I am the box I am in
I’ve been butting up against the ways in which I limit myself in a major way recently. It’s not the first time, of course, but it always feels like scraping off another layer of skin, or any other unpleasant metaphor you can come up with. The point being: it is uncomfortable.
The crux of this particular matter is identity. Or more specifically, conflating what I do with who I am.
As I said, this is not a new inflection point for me, though it feels different this time around.
Think of it like concentric circles. It used to be that my professional and personal identities overlapped completely. What I did was who I was. I remember this one time I met a guy in a bar. When I told him I worked for Amnesty International he responded, “Oh, so you are actually cool.” I think I saw myself like that too: it wasn’t that I was funny or smart or unique or creative, it’s that I was paid to do something people like me thought was cool.

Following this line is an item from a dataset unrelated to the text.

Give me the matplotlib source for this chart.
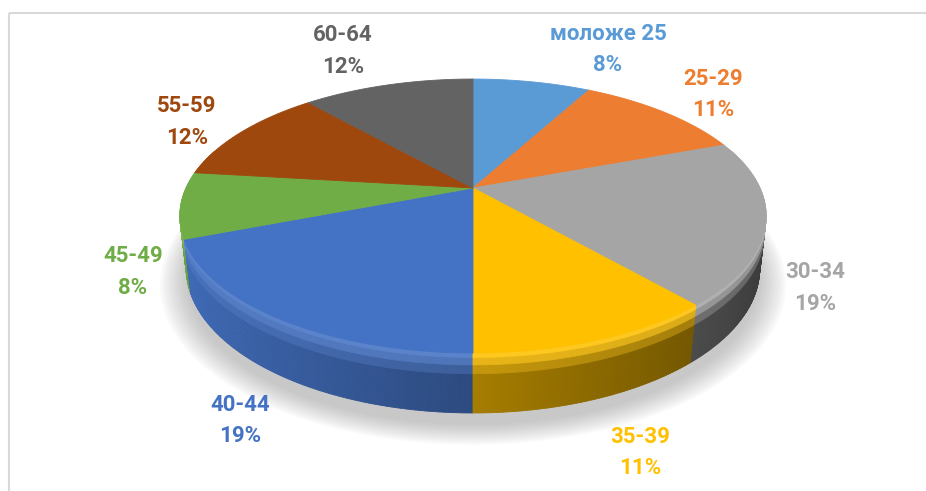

Over time, my various selves have separated and come together in other ways. I no longer feel that I am what I do. It’s more that how I do things are determined by who I am. In today’s parlance, I make an effort to bring my full self to work and to make space for others to do the same. That’s how I ended up investing a lot in ethical management and deliberate development and trust and transparency as prerequisites for working effectively with anyone on anything. That’s also how I ended up leaning towards transformational rather than transactional coaching. I honestly thought that was the end of this particular struggle.
But recently it is as if I am running up against the walls of not-for-profit management altogether. I know I am more than this — not in an ethical way or as a value construct, but in terms of identity. I am bigger than any one job. We all are. And yet I can’t seem to rid myself of the feeling that maybe I am not. That maybe, if there are no more circles to overlap, I am nothing at all.
I know the only way out is through, but as I am sitting in this muck, I am not 100% certain that I really want out. There is warmth in my delusions, if you will. Ways in which my limitations protect me from holding the full weight of what it means to be alive.
But does it also keep me from truly living?
That’s the question I hold as I sit.